To help bring God’s presence to us, to let our love be realized in prayer, there are many forms of meditation which can help bring this about. One way is the Jesus Prayer, where in the prayer, the recitation of the name of Jesus brings Jesus to us, and thanks to his presence, we are able to receive the grace needed for our salvation. And as we pray it, we can see our love for God grows stronger as we realize in and through it God’s great love for us, as Nicodemus of the Holy Mountain suggested:

Let me again for a third time beseech you to have Jesus as the sweet contemplation of your heart; let Jesus be the preoccupation of your tongue; let Jesus be the honorable shape and idea in your mind. In brief, let Jesus be your breath and never grow tired of calling upon Jesus.
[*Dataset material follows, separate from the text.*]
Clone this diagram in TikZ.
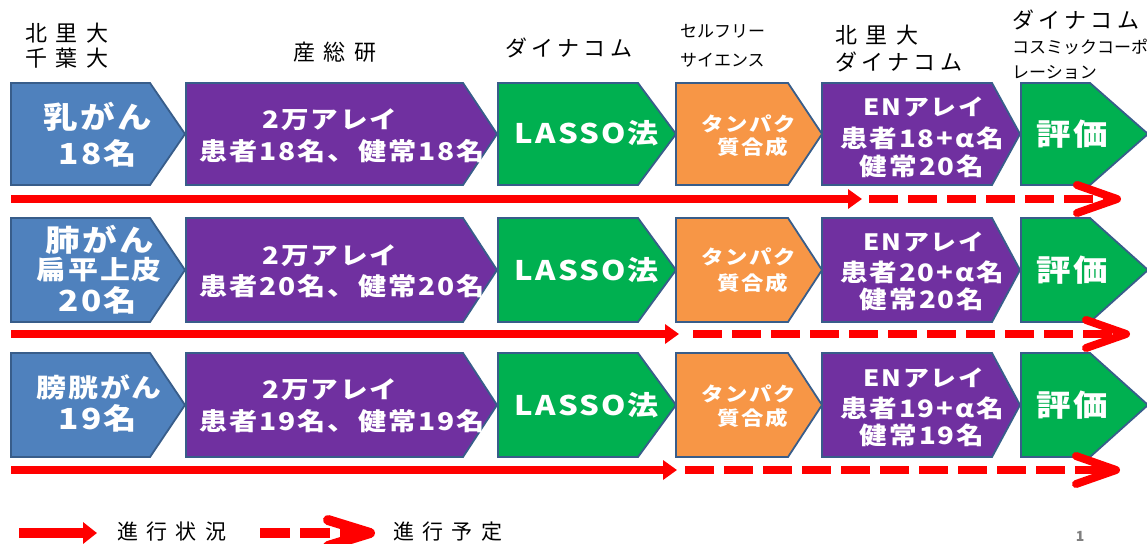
\documentclass[tikz,border=0pt]{standalone}
\usepackage{fontspec}
\usetikzlibrary{arrows.meta}
\newfontfamily\jpb{Noto Sans CJK JP}[FakeStretch=1.15,LetterSpace=8]
\newfontfamily\jpk{Noto Sans CJK JP}[LetterSpace=40]
\newfontfamily\jpn{Noto Sans CJK JP}[LetterSpace=20]
\newfontfamily\jps{Noto Sans CJK JP}
\definecolor{cblue}{HTML}{4F81BD}
\definecolor{cpurple}{HTML}{7030A0}
\definecolor{cgreen}{HTML}{00B050}
\definecolor{corange}{HTML}{F79646}
\definecolor{cedge}{HTML}{385D8A}
\newcommand\fs[1]{\fontsize{#1}{#1}\selectfont}
% pentagon: left, slant start, tip, top, bottom, colour
\newcommand\pent[6]{\filldraw[box,fill=#6] (#1,#4) -- (#2,#4) -- (#3,{(#4+#5)/2}) -- (#2,#5) -- (#1,#5) -- cycle;}
\tikzset{
  box/.style={draw=cedge, line width=1.8pt, line join=miter},
  wt/.style={text=white, inner sep=0pt, anchor=center},
  lbl/.style={text=black, inner sep=0pt, anchor=west},
  prog/.style={draw=red, line width=8pt, -{Triangle[length=14pt,width=19pt]}},
  plan/.style={draw=red, line width=8pt, dash pattern=on 29pt off 10pt},
  chev/.style={draw=red, line width=8pt, line cap=round, line join=round},
}
\begin{document}
\begin{tikzpicture}[x=1pt,y=-1pt]
\useasboundingbox (0,0) rectangle (1147,543);
% ---------- boxes ----------
\foreach \t/\b in {83/185,218/322,353/457}{
  \pent{11}{150}{185}{\t}{\b}{cblue}
  \pent{186}{463}{497}{\t}{\b}{cpurple}
  \pent{498}{638}{676}{\t}{\b}{cgreen}
  \pent{676}{788}{822}{\t}{\b}{corange}
  \pent{822}{992}{1020}{\t}{\b}{cpurple}
  \pent{1021}{1090}{1148}{\t}{\b}{cgreen}
}
% ---------- top labels ----------
\node[lbl,font=\jpk\fs{22}] (l1a) at (25,33) {北里大};
\node[lbl,font=\jpk\fs{22}] (l1b) at (25,58) {千葉大};
\node[lbl,font=\jpk\fs{22}] (l2) at (293,52) {産総研};
\node[lbl,font=\jpn\fs{22}] (l3) at (505,48) {ダイナコム};
\node[lbl,font=\jps\fs{17}] (l4a) at (680,31) {セルフリー};
\node[lbl,font=\jps\fs{17}] (l4b) at (680,60) {サイエンス};
\node[lbl,font=\jpk\fs{22}] (l5a) at (835,35) {北里大};
\node[lbl,font=\jpn\fs{22}] (l5b) at (835,62) {ダイナコム};
\node[lbl,font=\jpn\fs{22}] (l6a) at (1012,20) {ダイナコム};
\node[lbl,font=\jps\fs{17}] (l6b) at (1012,47) {コスミックコーポ};
\node[lbl,font=\jps\fs{17}] (l6c) at (1012,72) {レーション};
% ---------- row 1 ----------
\node[wt,font=\jpb\bfseries\fs{30}] (a1) at (98,117) {乳がん};
\node[wt,font=\jpb\bfseries\fs{29}] (a2) at (98,153) {18名};
\node[wt,font=\jpb\bfseries\fs{24}] (b1) at (330,120) {2万アレイ};
\node[wt,font=\jpb\bfseries\fs{24.5}] (b2) at (342,151) {患者18名、健常18名};
\node[wt,font=\jpb\bfseries\fs{27}] (c1) at (587,133) {LASSO法};
\node[wt,font=\jpb\bfseries\fs{19.5}] (d1) at (749,124) {タンパク};
\node[wt,font=\jpb\bfseries\fs{19.5}] (d2) at (753,147) {質合成};
\node[wt,font=\jpb\bfseries\fs{22.5}] (e1) at (924,107) {ENアレイ};
\node[wt,font=\jpb\bfseries\fs{24}] (e2) at (922,138) {患者18+α名};
\node[wt,font=\jpb\bfseries\fs{24}] (e3) at (922,166) {健常20名};
\node[wt,font=\jpb\bfseries\fs{30}] (f1) at (1072,134) {評価};
% ---------- row 2 ----------
\node[wt,font=\jpb\bfseries\fs{30}] (a3) at (100,240) {肺がん};
\node[wt,font=\jpb\bfseries\fs{26}] (a4) at (99,270) {扁平上皮};
\node[wt,font=\jpb\bfseries\fs{29}] (a5) at (98,300) {20名};
\node[wt,font=\jpb\bfseries\fs{24}] (b3) at (330,256) {2万アレイ};
\node[wt,font=\jpb\bfseries\fs{24.5}] (b4) at (342,286) {患者20名、健常20名};
\node[wt,font=\jpb\bfseries\fs{27}] (c2) at (587,270) {LASSO法};
\node[wt,font=\jpb\bfseries\fs{19.5}] (d3) at (749,257) {タンパク};
\node[wt,font=\jpb\bfseries\fs{19.5}] (d4) at (753,283) {質合成};
\node[wt,font=\jpb\bfseries\fs{22.5}] (e4) at (924,242) {ENアレイ};
\node[wt,font=\jpb\bfseries\fs{24}] (e5) at (922,272) {患者20+α名};
\node[wt,font=\jpb\bfseries\fs{24}] (e6) at (922,299) {健常20名};
\node[wt,font=\jpb\bfseries\fs{30}] (f2) at (1072,270) {評価};
% ---------- row 3 ----------
\node[wt,font=\jpb\bfseries\fs{26}] (a6) at (99,387) {膀胱がん};
\node[wt,font=\jpb\bfseries\fs{29}] (a7) at (98,418) {19名};
\node[wt,font=\jpb\bfseries\fs{24}] (b5) at (330,390) {2万アレイ};
\node[wt,font=\jpb\bfseries\fs{24.5}] (b6) at (342,421) {患者19名、健常19名};
\node[wt,font=\jpb\bfseries\fs{27}] (c3) at (587,405) {LASSO法};
\node[wt,font=\jpb\bfseries\fs{19.5}] (d5) at (749,394) {タンパク};
\node[wt,font=\jpb\bfseries\fs{19.5}] (d6) at (753,418) {質合成};
\node[wt,font=\jpb\bfseries\fs{22.5}] (e7) at (924,378) {ENアレイ};
\node[wt,font=\jpb\bfseries\fs{24}] (e8) at (922,408) {患者19+α名};
\node[wt,font=\jpb\bfseries\fs{24}] (e9) at (922,435) {健常19名};
\node[wt,font=\jpb\bfseries\fs{30}] (f3) at (1072,405) {評価};
% ---------- progress arrows ----------
\coordinate (s1) at (11,199);  \coordinate (t1) at (862,199);
\coordinate (p1) at (869,199); \coordinate (q1) at (1117,199);
\coordinate (s2) at (11,334);  \coordinate (t2) at (679,334);
\coordinate (p2) at (693,334); \coordinate (q2) at (1126,334);
\coordinate (s3) at (11,470);  \coordinate (t3) at (677,470);
\coordinate (p3) at (685,470); \coordinate (q3) at (1116,470);
\foreach \i in {1,2,3}{
  \draw[prog] (s\i) -- (t\i);
  \draw[plan] (p\i) -- ([xshift=-6pt]q\i);
  \draw[chev] ([shift={(-40pt,14pt)}]q\i) -- (q\i) -- ([shift={(-40pt,-14pt)}]q\i);
}
% ---------- legend ----------
\coordinate (ls) at (19,533); \coordinate (lt) at (97,533);
\draw[draw=red, line width=10pt, -{Triangle[length=14pt,width=21pt]}] (ls) -- (lt);
\node[lbl,font=\jpk\fs{21}] (lg1) at (117,532) {進行状況};
\coordinate (ds) at (260,533); \coordinate (dt) at (370,533);
\draw[draw=red, line width=10pt, dash pattern=on 30pt off 10pt] (ds) -- ([xshift=-6pt]dt);
\draw[chev, line width=10pt] ([shift={(-42pt,13pt)}]dt) -- (dt) -- ([shift={(-42pt,-13pt)}]dt);
\node[lbl,font=\jpk\fs{21}] (lg2) at (393,532) {進行予定};
\node[inner sep=0pt, anchor=south, text=gray, font=\jps\bfseries\fs{14}] (pg) at (1080,542) {1};
\end{tikzpicture}
\end{document}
From such a perpetual and most sweet memory of Jesus, those great theological virtues – faith, hope, and love – will grow and mature and become great in your heart. Know that when a lover is far away from his beloved there is no better consolation for him but to constantly remember the name of the beloved person.[4]

Jesus, who is God, is “far from us” only in the sense of the distance we keep from him due to our sin, a distance which veils his presence, and therefore the presence of God, from us.  Through his grace, Jesus pierces that veil, the light of his truth shines upon us, and so if we are careful and attentive, we should be truly enlightened and brought close to Go.  Then we shall find our love for God and others is full, as all the sin and its darkness and hatred has been melted away from us by the purifying fire of God’s love.

God is everywhere present and fills all things; there is nowhere that God is not. Our awareness of that presence can come and go, but we must not confuse our awareness and what we sense or do not sense as the full reality of God and his activity with us. Even when we have some sort of true and lasting experience him, we must not construe what we attain is the fullness of God, but rather, God as he is encountered in his activity with us, which is truly God and yet not the fullness of God as he is in himself. God will always be greater, and so he will always be able to direct and guide us further into his vast being for all eternity.